The homeless likely don't enjoy that respite, for the other day one returned me the assurance that they would only use the money for food, even though I didn't ask anything, nor think I would know better than them what relief to spend upon.
That reminded me that I really don't like the class I was born into, for we only care for what makes us feel good.

Yet, rather than go to war, we let the poor do war for our comfort. That's how imperialism, colonialism, proxy-wars and neo-colonialism work: legionaries, crusaders, jihadists, the lost youth from ghettoes, sponsored militia, .... they all have in common that they are poor folks and will exact violence for very little incentive.
"We", those not poor, stay in our comfy couches, waving our money at the spoils and licking our fingers over our piece of the pie.

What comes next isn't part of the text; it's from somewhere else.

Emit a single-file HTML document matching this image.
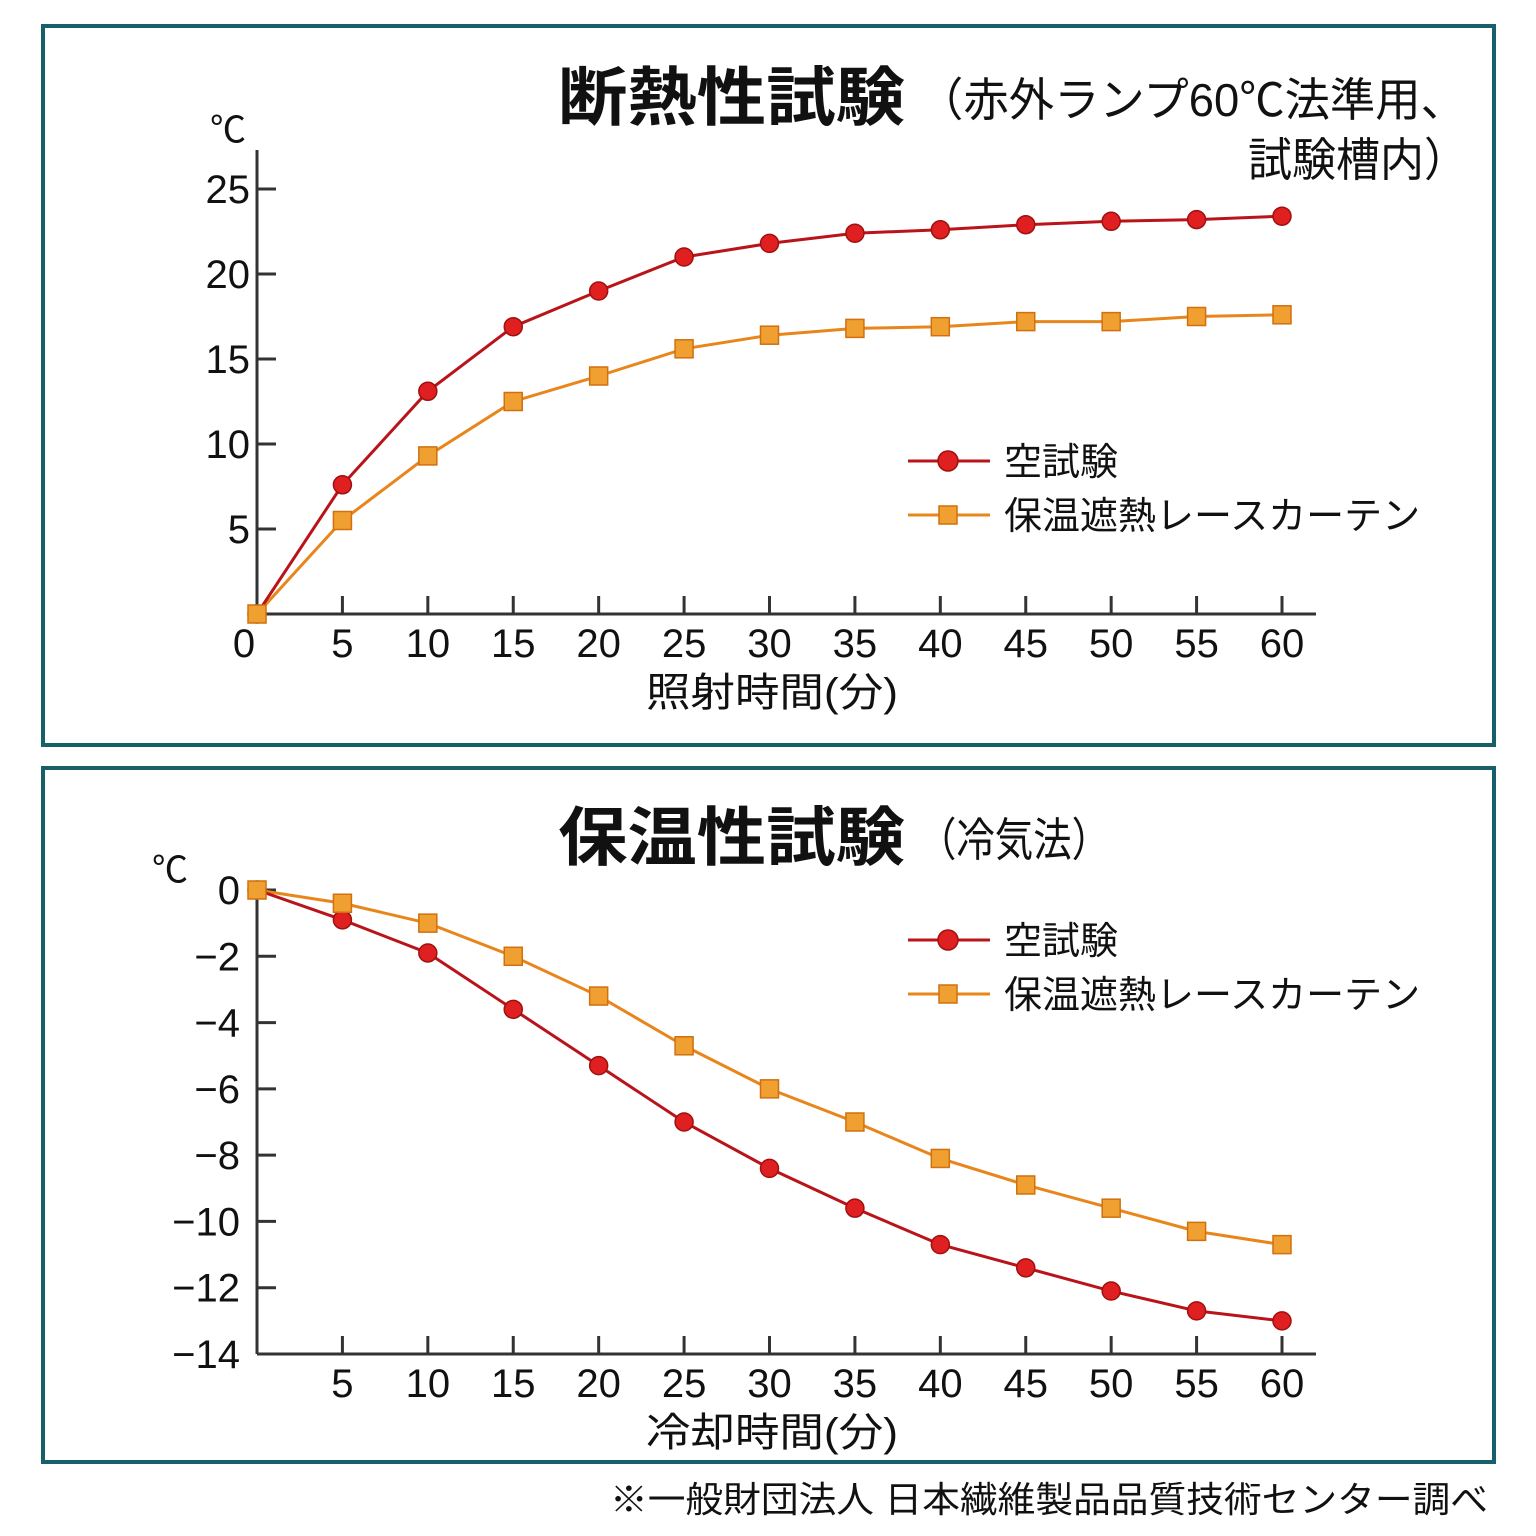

And on the side of my father's family, in Burundi, a lot of Hutu men were killed, robbed and evicted, essentially for their privileges and possessions. Tutsi, both rich and poor were eager to make their hands dirty: the rich orchestrated a genocidal purge of middle class Hutu to remove an emerging rival and the poor were given a carte blanche to take from and do whatever they wanted to the designated victims. And so they did, taking cattle, money and lives.
Mind you, I'm not absolving the victims from their own greed: my ancestors exploited the poor, whether Hutu or Tutsi, as serfs, snubbed the Twa as untouchables, but did not murder or enslave anyone or do anything else that merited their own fate.

David Rickerby said...

I read recently a survey here in Denmark, that the poorest Kommune (Region) gave proportionly more to charity than the richest. This was not a surprise, as, in my own experience, as homeless, the poorest are more empathetic than the rich. So, yes, comfort can be a relief, but, excessive it's a humanity killer.